Mr. Kasich’s campaign got a shot in the arm when he came in second in the New Hampshire primary behind Mr. Trump and ahead of Sen. Ted Cruz of Texas, who is vying for the role of conservative alternative to front-running real estate mogul and reality TV star.
But Mr. Kasich failed to capitalize on the momentum heading into South Carolina.
His run since New Hampshire has been a series of missteps and awkward moments on the stump.
He stumbled again Monday in Virginia, offending women when he said his start in politics more than three decades ago was fueled by “women who left their kitchens” to campaign for him.
“How did I get elected? I didn’t have anybody for me,” he said at a town hall meeting in Fairfax, Virginia. “We just got an army of people and many women who left their kitchens to go out and go door to door and to put yard signs up for me.”
“Now you call homes and everybody’s out working. But at that time — early days — it was an army of the women that really helped me get elected to the state Senate,” said Mr. Kasich, who first ran for Ohio Senate in 1978.
A woman in the audience took issue with the kitchen remark.
“First off, I want to say, your comment earlier about the women came out of the kitchen to support you. I’ll come to support you, but I won’t be coming out of the kitchen,” she said.

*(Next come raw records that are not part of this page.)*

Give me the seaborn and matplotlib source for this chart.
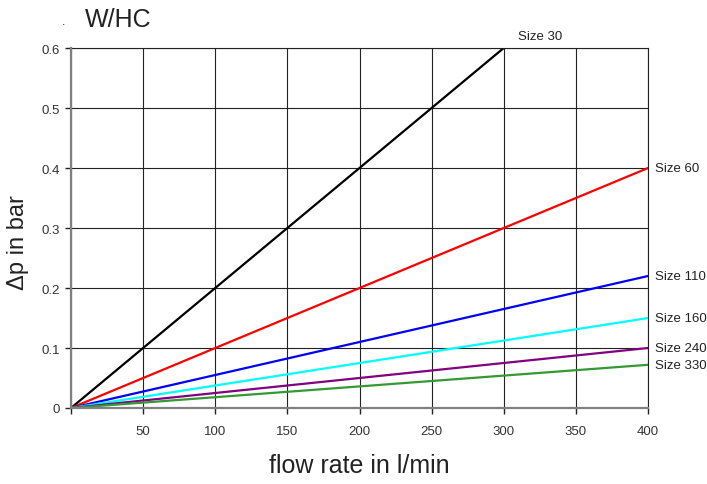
import matplotlib
matplotlib.use("Agg")
import matplotlib.pyplot as plt
import seaborn as sns
import pandas as pd

# Pressure drop vs. flow rate for each filter size (linear from the origin)
sizes = ["Size 30", "Size 60", "Size 110", "Size 160", "Size 240", "Size 330"]
end_flow = [300, 400, 400, 400, 400, 400]
end_dp = [0.6, 0.4, 0.22, 0.15, 0.1, 0.072]
colors = ["#000000", "#ff0000", "#0000ff", "#00ffff", "#800080", "#339933"]

x_ticks = [0, 50, 100, 150, 200, 250, 300, 350, 400]
x_tick_labels = ["", "50", "100", "150", "200", "250", "300", "350", "400"]
y_ticks = [0, 0.1, 0.2, 0.3, 0.4, 0.5, 0.6]
y_tick_labels = ["0", "0.1", "0.2", "0.3", "0.4", "0.5", "0.6"]

rows = []
for s, fx, fy in zip(sizes, end_flow, end_dp):
    rows.append({"size": s, "flow": 0, "dp": 0.0})
    rows.append({"size": s, "flow": fx, "dp": fy})
df = pd.DataFrame(rows)

sns.set_theme(style="white")
plt.rcParams["font.family"] = ["Liberation Sans", "DejaVu Sans"]

fig = plt.figure(figsize=(7.07, 4.85), dpi=100)
ax = fig.add_axes([71 / 707, 1 - 409 / 485, 577 / 707, 360 / 485])

ax.set_xlim(0, 400)
ax.set_ylim(0, 0.6)
ax.set_xticks(x_ticks)
ax.set_xticklabels(x_tick_labels)
ax.set_yticks(y_ticks)
ax.set_yticklabels(y_tick_labels)
ax.grid(True, color="#222222", linewidth=0.8)
ax.set_axisbelow(True)

sns.lineplot(data=df, x="flow", y="dp", hue="size", hue_order=sizes,
             palette=dict(zip(sizes, colors)), linewidth=1.6,
             legend=False, ax=ax, estimator=None, sort=False)

for s, fx, fy in zip(sizes, end_flow, end_dp):
    if fx < 400:
        ax.annotate(s, (fx, fy), xytext=(10, 9), textcoords="offset points",
                    fontsize=9.5, color="#222222", ha="left", va="center",
                    annotation_clip=False)
    else:
        ax.annotate(s, (fx, fy), xytext=(5, 0), textcoords="offset points",
                    fontsize=9.5, color="#222222", ha="left", va="center",
                    annotation_clip=False)

for side in ("top", "right"):
    ax.spines[side].set_color("#222222")
    ax.spines[side].set_linewidth(0.8)
for side in ("left", "bottom"):
    ax.spines[side].set_color("#808080")
    ax.spines[side].set_linewidth(1.6)
    ax.spines[side].set_zorder(3)

ax.tick_params(axis="both", direction="out", length=4, width=1,
               color="#222222", labelsize=9.5, labelcolor="#333333", pad=4,
               bottom=True, left=True)
ax.tick_params(axis="x", pad=8)

ax.set_xlabel("flow rate in l/min", fontsize=18, color="#222222", va="center")
ax.xaxis.set_label_coords(0.5, -(466 - 409) / 360)
ax.set_ylabel("Δp in bar", fontsize=17, color="#222222", va="center")
ax.yaxis.set_label_coords((18.5 - 71) / 577, (409 - 243) / 360)

fig.text(85 / 707, 1 - 20 / 485, "W/HC", fontsize=18, color="#222222",
         ha="left", va="center")
fig.text(62 / 707, 1 - 22 / 485, ".", fontsize=9, color="#222222",
         ha="left", va="center")

fig.savefig("out.png", dpi=100)
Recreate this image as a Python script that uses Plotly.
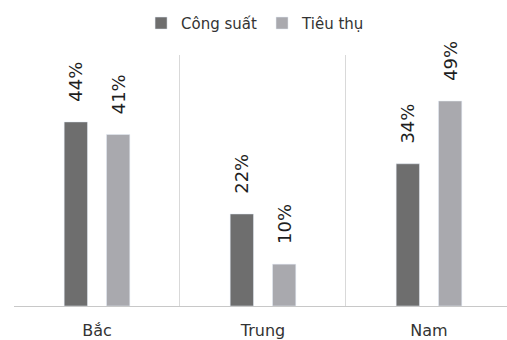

Mr. Kasich responded: “I gotcha.”
He finished a distant fourth place in a Gravis poll of likely Republican caucusgoers in Nevada, behind Mr. Trump at 39 percent, Mr. Cruz at 23 percent and Mr. Rubio at 19 percent.
The only candidate still in the race whom Mr. Kasich defeated was retired neurosurgeon Ben Carson at 5 percent.
But Mr. Kasich did not do much better in the Super Tuesday states he is targeting.
He placed fourth in Massachusetts, behind Mr. Trump at 50 percent, Mr. Rubio at 17 percent and Mr. Cruz at 10 percent, according to an Emerson College poll released Monday.
Mr. Carson finished last in the survey with 2 percent.
Mr. Kasich also finished fourth in Virginia with 7 percent, trailing Mr. Trump, Mr. Rubio and Mr. Cruz, according to a Christopher Newport University poll.